Ho ricevuto in dono una suggestione che metterò a frutto nel tempo dell’estate, periodo dentro cui può essere utile riservarsi qualche momento di ozio creativo: dotarsi di una metaforica cassetta degli attrezzi per riparare, sistemare, rimettere insieme alcuni aspetti insoddisfacenti dell’esistenza.
Bello se una simile cassetta, fatte le necessarie proporzioni, potesse essere usata per qualche riparazione necessaria al mondo.
A porgermi questa opportunità un romanzo che viene dall’Islanda, quel minuscolo paese, aggiungo occidentale anche se di questi tempi l’aggettivo sta assumendo una connotazione ambigua, che a ogni incontro riesce a stupirmi.
Mi affascina la resilienza dei suoi abitanti, poco più di 300.000 abitanti, che lottano con un clima inclemente per dieci mesi l’anno, con poche fortune tra cui un governo i cui rappresentanti sono amici o conoscenti di tutti, dove è possibile essere cugini o parenti, e nemmeno alla lontana, dei propri vicini di casa come dei residenti nei fiordi più sperduti.
In questo contesto la scrittrice Audur Ava Olafsdottir ha scritto un libro speciale, giunto a noi con il titolo “Hotel Silence”. È un viaggio verso la riconciliazione tra sé e se stessi, che dalla terra dei geyser si sposta in un paese che si presume del Medio Oriente, dove la guerra ha distrutto tutto.
Un uomo guarisce le proprie ferite accettando di occuparsi di quelle degli altri facendo ricorso alla inseparabile cassetta degli attrezzi.

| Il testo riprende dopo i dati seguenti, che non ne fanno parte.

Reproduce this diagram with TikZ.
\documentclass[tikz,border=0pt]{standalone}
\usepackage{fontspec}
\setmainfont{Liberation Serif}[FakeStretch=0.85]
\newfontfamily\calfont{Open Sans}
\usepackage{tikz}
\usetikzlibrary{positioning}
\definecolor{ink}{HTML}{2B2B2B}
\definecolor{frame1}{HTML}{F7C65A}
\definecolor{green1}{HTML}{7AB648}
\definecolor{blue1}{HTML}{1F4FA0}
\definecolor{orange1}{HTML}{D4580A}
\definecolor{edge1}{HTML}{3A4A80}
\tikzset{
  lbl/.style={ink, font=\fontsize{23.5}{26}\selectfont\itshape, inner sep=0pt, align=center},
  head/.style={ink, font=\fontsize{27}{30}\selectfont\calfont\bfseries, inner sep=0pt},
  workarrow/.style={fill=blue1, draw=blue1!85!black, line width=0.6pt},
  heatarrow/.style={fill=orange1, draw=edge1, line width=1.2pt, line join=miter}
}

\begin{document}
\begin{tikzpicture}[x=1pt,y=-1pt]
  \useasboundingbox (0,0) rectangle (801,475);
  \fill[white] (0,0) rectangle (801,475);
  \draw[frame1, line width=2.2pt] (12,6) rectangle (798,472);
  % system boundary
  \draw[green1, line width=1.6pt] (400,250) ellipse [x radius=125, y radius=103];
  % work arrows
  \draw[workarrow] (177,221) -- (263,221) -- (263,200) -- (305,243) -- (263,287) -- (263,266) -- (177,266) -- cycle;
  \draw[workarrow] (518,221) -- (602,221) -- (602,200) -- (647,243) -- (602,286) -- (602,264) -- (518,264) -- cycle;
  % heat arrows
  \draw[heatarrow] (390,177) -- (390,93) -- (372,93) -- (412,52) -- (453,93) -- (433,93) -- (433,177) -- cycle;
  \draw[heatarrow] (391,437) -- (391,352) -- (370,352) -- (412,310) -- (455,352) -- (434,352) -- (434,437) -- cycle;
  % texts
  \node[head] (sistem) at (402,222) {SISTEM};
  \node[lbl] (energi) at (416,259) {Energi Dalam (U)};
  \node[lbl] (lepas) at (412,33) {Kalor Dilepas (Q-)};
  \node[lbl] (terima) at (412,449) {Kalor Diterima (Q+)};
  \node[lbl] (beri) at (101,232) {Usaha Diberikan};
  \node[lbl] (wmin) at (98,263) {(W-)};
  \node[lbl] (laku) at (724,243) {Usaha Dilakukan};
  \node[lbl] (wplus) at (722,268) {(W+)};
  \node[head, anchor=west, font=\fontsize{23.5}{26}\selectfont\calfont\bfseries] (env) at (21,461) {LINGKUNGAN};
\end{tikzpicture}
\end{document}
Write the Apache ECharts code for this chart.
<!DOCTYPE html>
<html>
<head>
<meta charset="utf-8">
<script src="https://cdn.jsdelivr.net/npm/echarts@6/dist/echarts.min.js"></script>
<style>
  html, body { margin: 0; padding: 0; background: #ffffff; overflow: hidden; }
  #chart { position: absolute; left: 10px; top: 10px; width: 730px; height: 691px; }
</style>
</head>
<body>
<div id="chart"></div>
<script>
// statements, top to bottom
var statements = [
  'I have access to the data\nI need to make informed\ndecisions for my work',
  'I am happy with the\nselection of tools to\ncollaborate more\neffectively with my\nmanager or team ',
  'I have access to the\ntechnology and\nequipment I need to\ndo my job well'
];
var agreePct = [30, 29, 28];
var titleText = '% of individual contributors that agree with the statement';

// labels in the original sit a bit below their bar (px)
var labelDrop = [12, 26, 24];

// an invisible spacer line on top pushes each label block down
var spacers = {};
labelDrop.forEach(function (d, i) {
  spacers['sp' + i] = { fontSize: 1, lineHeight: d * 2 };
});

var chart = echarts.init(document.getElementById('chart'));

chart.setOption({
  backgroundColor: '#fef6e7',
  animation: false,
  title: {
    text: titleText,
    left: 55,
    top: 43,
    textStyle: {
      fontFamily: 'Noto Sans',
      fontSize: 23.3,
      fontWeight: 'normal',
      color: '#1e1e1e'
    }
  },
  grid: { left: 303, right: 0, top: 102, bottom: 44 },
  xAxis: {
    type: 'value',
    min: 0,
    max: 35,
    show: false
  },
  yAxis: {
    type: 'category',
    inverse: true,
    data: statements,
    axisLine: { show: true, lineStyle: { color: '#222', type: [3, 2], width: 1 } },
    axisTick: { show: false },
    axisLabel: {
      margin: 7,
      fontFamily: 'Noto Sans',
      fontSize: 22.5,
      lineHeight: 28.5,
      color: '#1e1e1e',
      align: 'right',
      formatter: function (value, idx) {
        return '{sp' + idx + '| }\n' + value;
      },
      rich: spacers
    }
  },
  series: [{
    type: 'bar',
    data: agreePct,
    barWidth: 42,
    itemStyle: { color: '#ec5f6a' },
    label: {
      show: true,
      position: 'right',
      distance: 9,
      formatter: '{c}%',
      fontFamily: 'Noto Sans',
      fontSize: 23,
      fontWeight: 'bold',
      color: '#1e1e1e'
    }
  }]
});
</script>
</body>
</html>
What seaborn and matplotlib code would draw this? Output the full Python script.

È il quarantanovenne Jónas, con un talento speciale per riparare ogni cosa, esclusa la propria vita ridotta allo sfacelo: la rottura con la moglie, la notizia che l’amata figlia in realtà non è sua, l’anziana madre ormai persa nelle nebbie della demenza. Persino il ritrovamento dei diari di gioventù gli provoca lo sgomento angosciante di sentire estraneo anche il giovane che è stato ieri.
Il vuoto della sua vita lo conduce al proposito di suicidarsi. Però deciso a non disturbare nessuno. Per questo motivo si reca dove nessuno si accorgerà della sua presenza, nella terra martoriata da una guerra infinita, uomo senza nome con i soli abiti che indossa e la cassetta degli attrezzi che contiene anche il “necessario” per morire.
L’incontro con le persone del posto e le loro ferite insanabili fa slittare il suo progetto giorno dopo giorno.
Controvoglia Jónas cede alle richieste di riparare oggetti e di rimettere in funzione le abitazioni delle persone che vogliono ricominciare a vivere.
La sua vicenda diventa il racconto di una rigenerazione e di una trasformazione, fondato sull’assioma secondo cui anche dalle macerie, dal lutto, dall’orrore, ci si può sollevare e tornare a sperare.
Si può rinascere secondo “Hotel Silence”, romanzo ricco di simboli, a partire dal titolo che richiama la necessità di tacere per un po’, per guardarsi dentro e ripensare la propria vita.
Dal silenzio riemerge anche la voce del bambino che la guerra aveva traumatizzato fino a togliergli la parola.
Grazie a questa lettura che regala un senso di pacificazione ci ricordiamo che nella vita reale e in quella nascosta nell’intimo di ciascuno, tutto o quasi può essere riparato.